How To Electrify Everything

How To Electrify Everything

April 19, 2022 Off By Eric Jensen

As humanity blindly bolsters its addiction to burning fossil fuels in the face of climate disaster, it can be easy to look away and give up hope. What, after all, can one person do? Our need for energy is fundamental and deeply intertwined in every aspect of our lives. As a civilization, how can we make this unprecedented leap to renewable energy, and how can we accomplish this in the shrinking window of opportunity that remains?

Saul Griffith has an answer, at least to the engineering piece of the challenge; Electrify Everything.

Griffith, an inventor, entrepreneur, engineer and recipient of a MacArthur Fellowship “Genius Grant” is the founder of the nonprofit Rewiring America, and founder and chief scientist at Otherlab. In 2017, Otherlab was contracted by the Advanced Research Project Agency of the Department of Energy (ARPA-e) to “review all available energy sources and create an ultra-high resolution picture of the U.S. energy economy.” Griffith and his team created a “Super-Sankey” tool, an interactive Sankey diagram mapping the entire U.S. energy economy.

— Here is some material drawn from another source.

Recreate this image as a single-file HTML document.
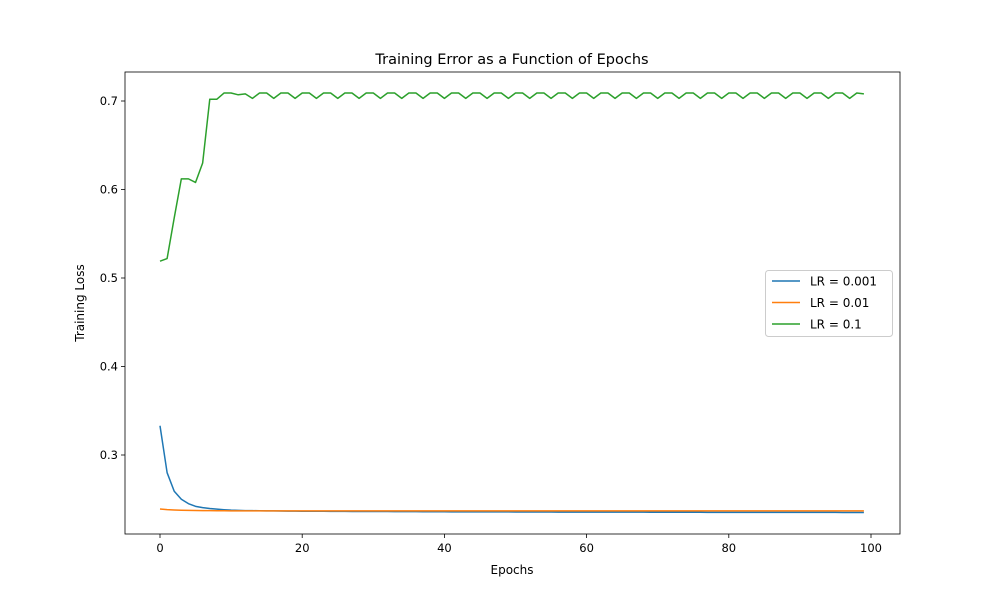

This in-depth analysis was the beginning of Griffith’s insightful and highly-readable book, “Electrify – An Optimist’s Playbook For Our Clean Energy Future.” The way to decarbonize quickly;  electrify everything we can, specifically, the 75% of U.S. greenhouse gas emissions generated by our current energy system.

Committed Emissions

Fossil fueled machines emit a predictable amount of greenhouse gases over the course of their life cycles. When we calculate the “committed emissions” of all the vehicles, power plants, furnaces, etc. currently in use, the world overshoots the 1.5° C of warming threshold set by the Paris Agreement. We will have to make perfect climate decisions for every purchase from this point forward to have a chance of staying under 1.5° C. This is sobering.

Rapidly replacing all of our fossil-fuels machines with electric alternatives and modernizing our energy grid accordingly presents an enormous challenge. Where do we begin?

Electrify presents a clear, actionable roadmap for individuals and policymakers on all levels. Saul Griffith may not have a magic fix for our broken political and communications systems, but he has a plan to execute on this transition.


Electrify was written for policymakers but is equally valuable to individuals and activists. Each chapter begins with bullet points highlighting key ideas. Electrify begins by laying out our current predicament and describing the knowledge base the subsequent ideas are based on.

Here are selected subsequent chapter titles with a few key points:

2020’s Thinking

  • This energy problem is very different from what we faced in the 1970s. It can’t be fixed with efficiency. We need to transform our entire energy system and how we think about energy.

Where Will We Get All That Electricity?

  • Solar, wind, and hydroelectricity will provide most of our energy along with biofuels and some role (at least in the short term) for nuclear energy.
  • Our land-use patterns will be key to success.


  • Everything that can store energy should store energy. Storage will help even out the intermittent nature of renewable energy.
  • End use will be time-shifted to when the wind is blowing, and the sun is shining.
  • Electrifying sectors that have not previously been electrified will make it easier to balance the grid.
  • We will need to expand long distance transmission capabilities. There are huge cost benefits to overbuilding capacity.
  • We need a twenty-first-century infrastructure, what Griffith calls “grid neutrality” for our new distributed network.

Redefining Infrastructure

  • Focusing on small “green” consumer purchase will not save the planet. Instead, focus on a small number of big purchases that define our personal infrastructure.
  • Our personal energy infrastructure will be critical to building the new shared infrastructure.
  • Rethinking infrastructure will spur the development of new financial instruments for financing these transitional purchases.

Too Cheap To Meter

  • Renewable energy is currently significantly cheaper than fossil fuels. An energy transformation on this scale will further reduce the cost of renewables by half.
  • We need to consider the total cost of energy, including transmission and distribution.
  • The cheapest energy system will blend household, and local community energy generation with industrial energy systems.

Rewrite The Rules

  • Building and electrical codes and local regulations need to be rewritten to support clean-energy technology. Most of the expense of solar installation for example, is in the “soft costs”, regulations and building codes. Griffith has many ideas for modernizing these processes and uses Australia as an example.

Electrify touches every aspect of the energy transition including activism and individual action in considerable detail for such a broad overview.

I highly recommend this book. Electrify is filled with data-driven ideas that will bring real change and can be implemented by each one of us.

I found this deeply researched book empowering and encouraging. The task we face is daunting. Saul Griffith has provided a roadmap we can all follow, and that gives me hope.